While we can speculate about why AMD isn't a part of the BDA, the end result is that there is legitimate consumer player software compatible with AMD PCs. There's a proprietary Intel instruction set called SGX; PowerDVD requires SGX in order to play UHD discs, which leaves AMD out in the cold. There's nothing inherently special about SGX aside from it being an Intel-exclusive technology; AMD has equivalent DRM protective instruction sets, but due to their lack of being in the cool kids clique, AMD's tech isn't whitelisted.

AMD might be missing out on who-knows-how-many millions of dollars in royalties from UHD Blu-ray and software sales, sales from AMD-based HTPCs, and long-term investor buy-ins, but who am I to question AMD's business decisions. 

2 Replies

I know for instance that Play Ready 3 is not supported on the entire Vega series and you need this to play UHD on Netflix. I agree that if you are buying a card today for home theater the AMD card may not be the right choice. In fact integrated Intel graphics may even do a better job. That is a sad reality. Sorry you didn't know this apparently before your purchase. I don't get the WHY either. 

Now if Power DVD is using an Intel only API then nobody can do anything about it, if Intel doesn't make it available to the market as a whole.
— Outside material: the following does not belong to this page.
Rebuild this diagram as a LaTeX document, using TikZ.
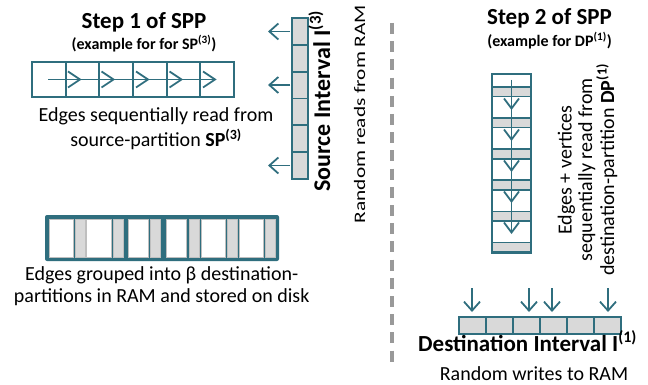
\documentclass[tikz,border=0pt]{standalone}
\usepackage{fontspec}
\usepackage{graphicx}
\setmainfont{Carlito}
\usetikzlibrary{arrows.meta}
\definecolor{teal1}{HTML}{2F6E7E}
\definecolor{cellgray}{HTML}{D9D9D9}
\definecolor{dashgray}{HTML}{999999}
\definecolor{edgegray}{HTML}{BFBFBF}
\begin{document}
\begin{tikzpicture}[x=1pt,y=-1pt,
  cell/.style={draw=teal1, line width=1.8pt},
  arr/.style={draw=teal1, line width=1.8pt, -{Straight Barb[length=9pt,width=16pt,line width=1.8pt]}},
  chev/.style={draw=teal1, line width=1.8pt},
  txt/.style={inner sep=0pt, font=\fontsize{20}{25}\selectfont},
  ttl/.style={inner sep=0pt, font=\bfseries\fontsize{23}{28}\selectfont},
  sub/.style={inner sep=0pt, font=\bfseries\fontsize{16}{19}\selectfont},
  big/.style={inner sep=0pt, font=\bfseries\fontsize{24}{28}\selectfont},
  blk/.style={draw=edgegray, line width=0.5pt},
]
\useasboundingbox (0,0) rectangle (648,385);
\fill[white] (0,0) rectangle (648,385);

% ---------- Step 1 ----------
\node[ttl, anchor=base] (t1) at (144,29) {Step 1 of SPP};
\node[sub, anchor=base] (s1) at (144,50) {(example for for SP\textsuperscript{(3)})};

\foreach \i in {0,...,5}
  \draw[cell, fill=white] ({32+33.67*\i},62) rectangle ({32+33.67*(\i+1)},97);
\draw[chev] (48,79.5) -- (215,79.5);
\foreach \x in {80,113.5,148,181.5,215}
  \draw[chev] (\x-12,71.5) -- (\x,79.5) -- (\x-12,87.5);

\node[txt, align=center] (e1) at (156,129)
  {Edges sequentially read from\\source-partition \textbf{SP\textsuperscript{(3)}}};

% source interval
\foreach \i in {0,...,5}
  \draw[cell, fill=cellgray] (292,{18+26.83*\i}) rectangle (308,{18+26.83*(\i+1)});
\foreach \y in {31.5,85,165.5}
  \draw[arr] (290,\y) -- (268,\y);

\node[big, anchor=base, rotate=90] (si) at (330,101) {Source Interval I\textsuperscript{(3)}};
\node[inner sep=0pt, anchor=base, rotate=90, font=\fontsize{16}{20}\selectfont] (rr) at (365,114)
  {\scalebox{1.33}[1]{Random reads from RAM}};

% grouped partitions box
\fill[teal1, rounded corners=2pt] (45,215) rectangle (279,261);
\foreach \a/\b in {49.3/73.3,86.7/111.7,128.3/148.3,166.7/186.7,201/225,239/263.3}
  \draw[blk, fill=white] (\a,219) rectangle (\b,257);
\foreach \a/\b in {75/85,113.3/123.3,150.7/160.7,189/199,227.3/237.3,265.3/275}
  \draw[blk, fill=cellgray] (\a,219) rectangle (\b,257);

\node[inner sep=0pt, font=\fontsize{20}{21.7}\selectfont, align=center] (e3) at (161.7,286)
  {Edges grouped into β destination-\\partitions in RAM and stored on disk};

% ---------- divider ----------
\draw[dashgray, line width=3.5pt, dash pattern=on 11pt off 7.2pt] (392,23) -- (392,362);

% ---------- Step 2 ----------
\node[ttl, anchor=base] (t2) at (549.5,25) {Step 2 of SPP};
\node[sub, anchor=base] (s2) at (549.5,47) {(example for DP\textsuperscript{(1)})};

\draw[cell, fill=white] (492,74) rectangle (531,253);
\foreach \i in {0,...,5}
  \draw[cell, fill=cellgray] (492,{87+31.1*\i}) rectangle (531,{96.5+31.1*\i});
\draw[chev] (511.5,80) -- (511.5,232.5);
\foreach \y in {108.5,139.5,170.5,201.5,232.5}
  \draw[chev] (504,\y-10) -- (511.5,\y) -- (519,\y-10);

\node[inner sep=0pt, font=\fontsize{20}{20.5}\selectfont, align=center, rotate=90] (e2) at (587.5,170)
  {Edges + vertices\\sequentially read from\\destination-partition \textbf{DP\textsuperscript{(1)}}};

\foreach \x in {472,529,552,608}
  \draw[arr] (\x,288) -- (\x,312);
\foreach \i in {0,...,5}
  \draw[cell, fill=cellgray] ({459+27*\i},317) rectangle ({459+27*(\i+1)},334);

\node[inner sep=0pt, font=\bfseries\fontsize{23}{28}\selectfont, anchor=base west] (di) at (418,351.7) {Destination Interval I\textsuperscript{(1)}};
\node[txt, anchor=base] (rw) at (534,380) {Random writes to RAM};
\end{tikzpicture}
\end{document}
I have no idea if they do or don't. 

I have however as mentioned already ran into DRM that AMD does not support and Play Ready 3 for instance is available to all, AMD just doesn't support it on all cards. Polaris supports it but Vega does not and Vega is newer so go figure. 

All I can say is you really gotta do your homework and don't assume anything when buying hardware these days. 

offler
Adept II

One update on the situation, newest Intel CPUs dont have IntelSGX anymore, so its just a question of time until the requirement will be removed. But still talking about months or years.